The report outlines how current federal financing rules favor keeping children in foster care over providing services that can help keep children at home or support other permanent, stable arrangements for children like legal guardianship. States are currently reimbursed by the federal government for caring for children in foster care, but extremely limited in their ability to spend those same federal dollars on services like mental health and substance abuse treatment or alternatives like subsidized guardianship that give abused and neglected children more stable, permanent homes. Nevertheless, the report shows that some states--when granted flexible use of federal funding through "waivers" --have succeeded in reducing the number or length of stay of children in foster care in part by using federal funds to pay for these alternative services:

  • Illinois used federal financing waivers to subsidize private guardianship and provide more than 6,800 children with stable, permanent homes. The state then reinvested the more than $28 million in federal "savings" it gained into other services that helped cut the number of children in foster care from 51,000 to 19,000 in just five years.
  • Connecticut was granted a waiver to use federal funds to offer intensive residential mental health services to children in need, reducing the time these children spent in foster care and improving their behavior once they returned home.
  • Delaware cut by nearly one-third the amount of time that the children of drug and alcohol abusing parents spent in foster care through a waiver program using federal dollars to identify families in need of immediate substance abuse treatment and services. 

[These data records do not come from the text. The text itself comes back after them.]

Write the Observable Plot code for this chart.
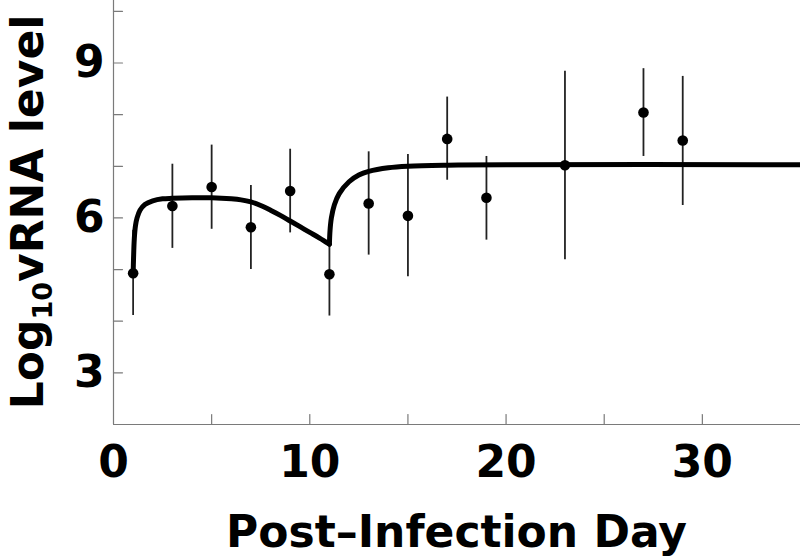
<!DOCTYPE html>
<html>
<head>
<meta charset="utf-8">
<script src="https://cdn.jsdelivr.net/npm/d3@7"></script>
<script src="https://cdn.jsdelivr.net/npm/@observablehq/plot@0.6"></script>
<style>
  html, body { margin: 0; padding: 0; background: #fff; }
  #chart { width: 800px; height: 557px; }
</style>
</head>
<body>
<div id="chart"></div>
<script>
const days  = [1, 3, 5, 7, 9, 11, 13, 15, 17, 19, 23, 27, 29];
const vrna  = [4.93, 6.23, 6.60, 5.82, 6.52, 4.91, 6.28, 6.04, 7.53, 6.39, 7.02, 8.04, 7.50];
const lower = [4.11, 5.41, 5.78, 5.00, 5.71, 4.10, 5.28, 4.86, 6.73, 5.57, 5.19, 7.19, 6.24];
const upper = [5.76, 7.04, 7.41, 6.63, 7.33, 5.73, 7.28, 7.23, 8.34, 7.19, 8.84, 8.89, 8.74];

// Fitted curve, phase 1 (days 1–11) and phase 2 (day 11 onward)
const fitDay1   = [1.0, 1.02, 1.06, 1.12, 1.2, 1.35, 1.6, 2.0, 2.5, 3, 4, 5, 6, 6.5, 7, 7.5, 8, 8.5, 9, 9.5, 10, 10.5, 11];
const fitLevel1 = [4.92, 5.2, 5.6, 5.85, 6.0, 6.15, 6.26, 6.33, 6.37, 6.38, 6.39, 6.39, 6.37, 6.35, 6.31, 6.24, 6.15, 6.05, 5.94, 5.83, 5.72, 5.61, 5.49];
const fitDay2   = [11, 11.03, 11.1, 11.25, 11.5, 12, 12.5, 13, 14, 15, 17, 20, 35];
const fitLevel2 = [5.49, 5.75, 6.0, 6.25, 6.47, 6.7, 6.83, 6.9, 6.97, 7.0, 7.02, 7.03, 7.03];

// Axis ticks
const xTickMarks  = [5, 10, 15, 20, 25, 30];
const xTickLabels = [0, 10, 20, 30];
const yTickMarks  = [3, 4, 5, 6, 7, 8, 9, 10];
const yTickLabels = [3, 6, 9];

const xTitle = "Post\u2013Infection Day";

const obs = days.map((d, i) => ({day: d, level: vrna[i], lo: lower[i], hi: upper[i]}));
const fit = [
  ...fitDay1.map((d, i) => ({day: d, level: fitLevel1[i], phase: 1})),
  ...fitDay2.map((d, i) => ({day: d, level: fitLevel2[i], phase: 2}))
];

const axisGray = "#7a7a7a";
const font = "DejaVu Sans, Verdana, sans-serif";
const tickShape = {draw(ctx, l) { ctx.moveTo(0, 0); ctx.lineTo(0, -l); }};

const svg = Plot.plot({
  width: 800,
  height: 557,
  marginLeft: 113,
  marginRight: 0,
  marginTop: 0,
  marginBottom: 133,
  style: {background: "#fff", fontFamily: font},
  x: {domain: [0, 35]},
  y: {domain: [2, 10.21]},
  marks: [
    Plot.ruleX([0], {stroke: axisGray, strokeWidth: 1.2}),
    Plot.ruleY([2], {stroke: axisGray, strokeWidth: 1.2}),
    Plot.vector(xTickMarks, {x: d => d, frameAnchor: "bottom", length: 10, rotate: 0, anchor: "start", shape: tickShape, stroke: axisGray, strokeWidth: 1.2}),
    Plot.vector(yTickMarks, {y: d => d, frameAnchor: "left", length: 9, rotate: 90, anchor: "start", shape: tickShape, stroke: axisGray, strokeWidth: 1.2}),
    Plot.axisX(xTickLabels, {tickSize: 0, tickPadding: 21, tickFormat: d3.format("d"), fontSize: 44, fontWeight: "bold", fontFamily: font, fill: "black", label: null}),
    Plot.axisY(yTickLabels, {tickSize: 0, tickPadding: 9, tickFormat: d3.format("d"), fontSize: 44, fontWeight: "bold", fontFamily: font, fill: "black", label: null}),
    Plot.ruleX(obs, {x: "day", y1: "lo", y2: "hi", stroke: "#222", strokeWidth: 1.8}),
    Plot.line(fit, {x: "day", y: "level", z: "phase", curve: "catmull-rom", stroke: "black", strokeWidth: 5, strokeLinejoin: "round"}),
    Plot.dot(obs, {x: "day", y: "level", r: 5.3, fill: "black"})
  ]
});

const s = d3.select(svg);
// y-axis title with subscript
const yt = s.append("text")
  .attr("transform", "translate(43,212) rotate(-90)")
  .attr("text-anchor", "middle")
  .attr("font-family", font)
  .attr("font-weight", "bold")
  .attr("font-size", 44)
  .attr("fill", "black");
yt.append("tspan").text("Log");
yt.append("tspan").attr("font-size", 27).attr("dy", 9).text("10");
yt.append("tspan").attr("dy", -9).text("vRNA level");

// x-axis title
s.append("text")
  .attr("x", 456.5)
  .attr("y", 547)
  .attr("text-anchor", "middle")
  .attr("font-family", font)
  .attr("font-weight", "bold")
  .attr("font-size", 44)
  .attr("fill", "black")
  .text(xTitle);

document.getElementById("chart").appendChild(svg);
</script>
</body>
</html>
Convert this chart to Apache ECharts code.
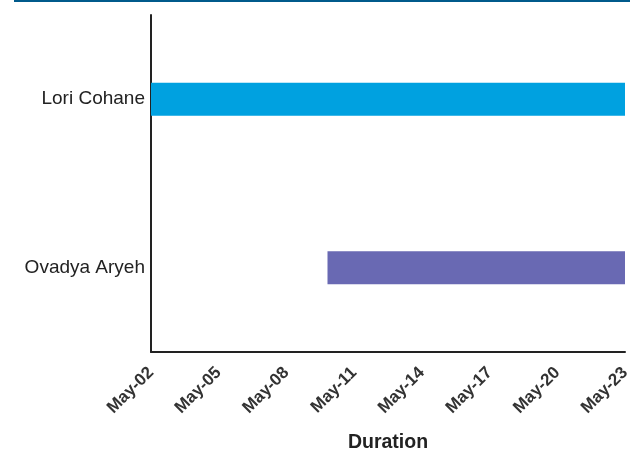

Currently, at least 17 waivers from 12 states are pending before the U.S. Department of Health & Human Services (HHS)--including waivers for Arizona, California, an extension for Ohio, and a new waiver from Wisconsin. However, the authority to grant new waivers is scheduled to expire at the end of March unless Congress passes a resolution to extend the program. But even if the program is extended, federal law currently allows HHS to approve just ten waivers each year, ensuring that some states will be left without this important tool for foster care reform. 

As mandated by Congress, HHS is nearing completion of a formal process to evaluate state child welfare systems against a set of defined performance standards. Of the forty-seven evaluations-known as Children & Family Service Reviews (CFSRs)-conducted so far, not a single state has passed, which under law threatens to reduce every state's share of federal child welfare funding. Many state officials and child welfare advocates, however, believe that current federal funding rules severely limit their ability to innovate in ways that could help states reform their foster care systems and meet the federally defined performance standards for children and families in need. 

"Accountability and more flexible use of federal funding must go hand-in-hand," McDonald continued. "But currently, our common goals of safety, permanency and stability for children are often at odds with how the federal government finances foster care and child welfare services." 

The report was issued by Fostering Results, a national, nonpartisan project to raise awareness of issues facing children in foster care. It is supported by a grant from The Pew Charitable Trusts to the Children and Family Research Center at the School of Social Work, University of Illinois at Urbana-Champaign.